My character was a mutant with an uncommonly fierce firearm.  I picture him as Jayne Cobb with chicken feet.

Tuesday, 31 March 2020

Gaming In March 2020

For obvious reasons Face-to-Face gaming has been on hold, but as regular readers will know I've been lucky enough to have been getting in to playing RPGs on-line.  These are generally aranged through Discord and played using Google Hangouts, Zoom or Roll20 (or a combo of these).  If anyone wants an invitation to join any of the Discord chanels, let me know.

Black Hack

1 Mar
15 Mar
22 Mar
27 Mar

Our Black Hack game continues.  Because of the Open Table Dave runs, we jump around various areas of his Melcher's Vale setting from game-to-game.  We've therefore been exploring dungeons under the ruined temple, delving into the sewers and had a martial arts tournament (with added intrigue between bouts).

A relatively new development has been that introduction of faction rules.  It's early days yet as none of us have earned enough points to progress very far in any of the factions.  They all seem to have major drawbacks though!

It turns out that the Patron my Mage has attached himself to is quite probably a vampire and, having received her Kiss, he might have been Renfield'ed.  At the end of each session I've having to pass a CON Check to avoid loosing HP.

Lady Bund a vampire?  Who knew?
On the other hand he has now made contact with the Eunuchs' Guild, so that's a positive...

Call of Cthulhu 

7 Mar
22 Mar

Our modern-setting (c.2003) of CoC run by Andy Goodman (of the Expedition to the Grizzley Peaks podcast) continues, and the plot thickens.  Having said that, in our last session we lost said plot and went off on a complete tangent.  One of our party  attempted to cast a spell, went permanently insane and ended up summoning an Old One, Tsathoggua.  Decapitations were involved.  We closed the session just as the cops arrived...

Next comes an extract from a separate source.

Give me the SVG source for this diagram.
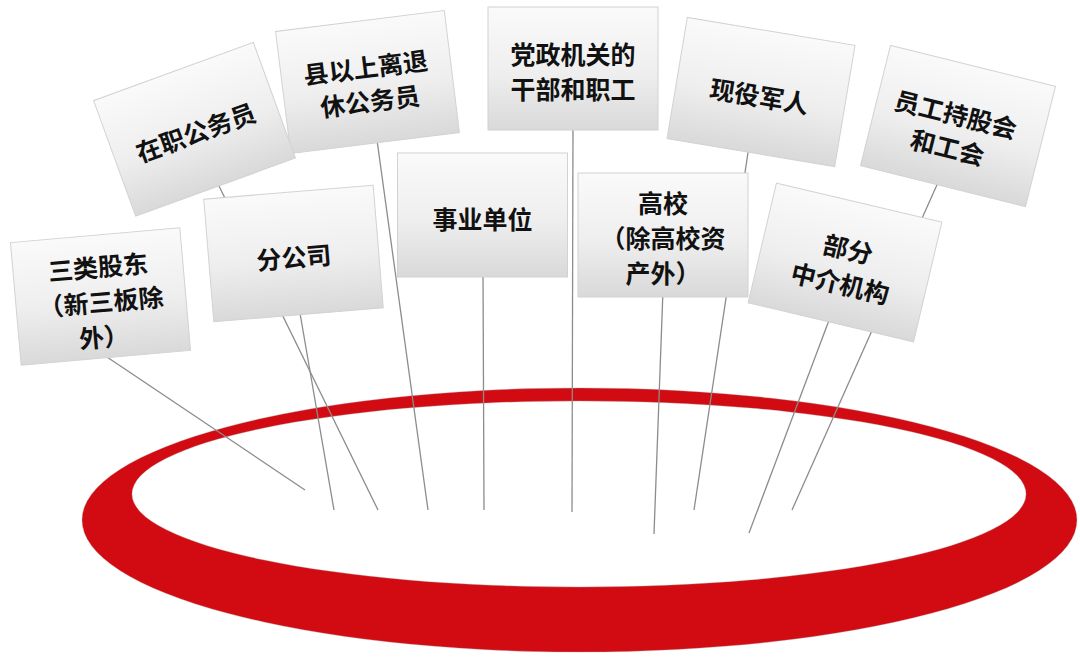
<svg xmlns="http://www.w3.org/2000/svg" width="1080" height="660" viewBox="0 0 1080 660">
<defs>
<linearGradient id="cardGrad" x1="0" y1="0" x2="0" y2="1">
<stop offset="0" stop-color="#fafafa"/>
<stop offset="0.55" stop-color="#eeeeee"/>
<stop offset="1" stop-color="#d9d9d9"/>
</linearGradient>
<style>
.card rect{fill:url(#cardGrad);stroke:#d2d2d2;stroke-width:1}
.card text{font-family:"Noto Sans CJK SC","Noto Sans",sans-serif;font-weight:700;font-size:25px;fill:#111;text-anchor:middle;dominant-baseline:central}
.conn line{stroke:#8c8c8c;stroke-width:1.3;fill:none}
</style>
</defs>
<rect width="1080" height="660" fill="#ffffff"/>
<g id="ring">
<path d="M82,520 a497.5,132 0 1,0 995,0 a497.5,132 0 1,0 -995,0 Z M132,494 a447,93 0 1,0 894,0 a447,93 0 1,0 -894,0 Z" fill="#d20a11" fill-rule="evenodd" stroke="#b0b0b0" stroke-opacity="0.35" stroke-width="1"/>
</g>
<g id="connectors" class="conn">
<line x1="104" y1="355" x2="305" y2="490"/>
<line x1="218.5" y1="185" x2="378" y2="510"/>
<line x1="296" y1="290" x2="334" y2="510"/>
<line x1="377" y1="140" x2="428" y2="510"/>
<line x1="483" y1="270" x2="484" y2="510"/>
<line x1="573" y1="125" x2="572" y2="512"/>
<line x1="663" y1="290" x2="654" y2="534"/>
<line x1="749" y1="146" x2="694" y2="510"/>
<line x1="940" y1="178" x2="792" y2="510"/>
<line x1="831" y1="315" x2="749" y2="533"/>
</g>
<g id="node-xianyishang" class="card" transform="translate(367.5,82) rotate(-7.1)">
<rect x="-85" y="-61.5" width="170" height="123"/>
<text x="0" y="-16">县以上离退</text>
<text x="0" y="18">休公务员</text>
</g>
<g id="node-zaizhi" class="card" transform="translate(194.5,129.3) rotate(-20)">
<rect x="-85" y="-61.5" width="170" height="123"/>
<text x="0" y="2">在职公务员</text>
</g>
<g id="node-dangzheng" class="card" transform="translate(573,68.5)">
<rect x="-85" y="-61.5" width="170" height="123"/>
<text x="0" y="-16">党政机关的</text>
<text x="0" y="19">干部和职工</text>
</g>
<g id="node-xianyi" class="card" transform="translate(761,92) rotate(9.5)">
<rect x="-85" y="-61.5" width="170" height="123"/>
<text x="-1" y="3">现役军人</text>
</g>
<g id="node-yuangong" class="card" transform="translate(958,126) rotate(14)">
<rect x="-85" y="-62" width="170" height="124"/>
<text x="-5" y="-12">员工持股会</text>
<text x="-5" y="22">和工会</text>
</g>
<g id="node-sanlei" class="card" transform="translate(100.5,296.5) rotate(-5)">
<rect x="-85" y="-61.5" width="170" height="123"/>
<text x="0" y="-31">三类股东</text>
<text x="0" y="4">（新三板除</text>
<text x="0" y="39">外）</text>
</g>
<g id="node-fengongsi" class="card" transform="translate(293.5,253.5) rotate(-4.7)">
<rect x="-85" y="-61.5" width="170" height="123"/>
<text x="0" y="2.5">分公司</text>
</g>
<g id="node-shiye" class="card" transform="translate(482.5,215)">
<rect x="-85" y="-62" width="170" height="124"/>
<text x="0" y="3">事业单位</text>
</g>
<g id="node-gaoxiao" class="card" transform="translate(663,235)">
<rect x="-85" y="-62" width="170" height="124"/>
<text x="0" y="-33">高校</text>
<text x="0" y="2">（除高校资</text>
<text x="0" y="37">产外）</text>
</g>
<g id="node-zhongjie" class="card" transform="translate(845,262.5) rotate(13.3)">
<rect x="-85" y="-61.5" width="170" height="123"/>
<text x="0" y="-15">部分</text>
<text x="0" y="20">中介机构</text>
</g>
</svg>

Meantime, Episode 2 (which we played back in Feb and in which we go a bit mad) has hit the airways.  Reminder, I'm playing Charlie Hogan, the cameraman.

Index Card RPG

This was a one-off run by Pete (of the Dragons Are Real podcast).  It was my introduction to the system, which is very simple and easy to pick-up.  It's Pete's go-to system for a number of genres, but we were playing a low-fantasy style.

M'mm, pie...
The plot rotated around a raid that had been done on a pie shop (Mrs Miggins' Pie Shop of course).

The obvious culprit was the owner of a rival establishment, but that seemed too simple.  My character was convinced that the rival was a small cog in a larger plot who had taken advantage of the removal of magical wards for his own purposes.  We therefore spent some time talking to to other establishments and testing wards (my chap walked into them until he was knocked out).  At least we established that it was a lie that all the wards were down.

In the end it turned out that the obvious solution was the right one.   The pieman had stolen Mrs Miggins pies in order to reverse-engineer the recipie in a lab he'd set up in a cabin in the woods.

Anyway, the game was a blast and ICRPG works very well.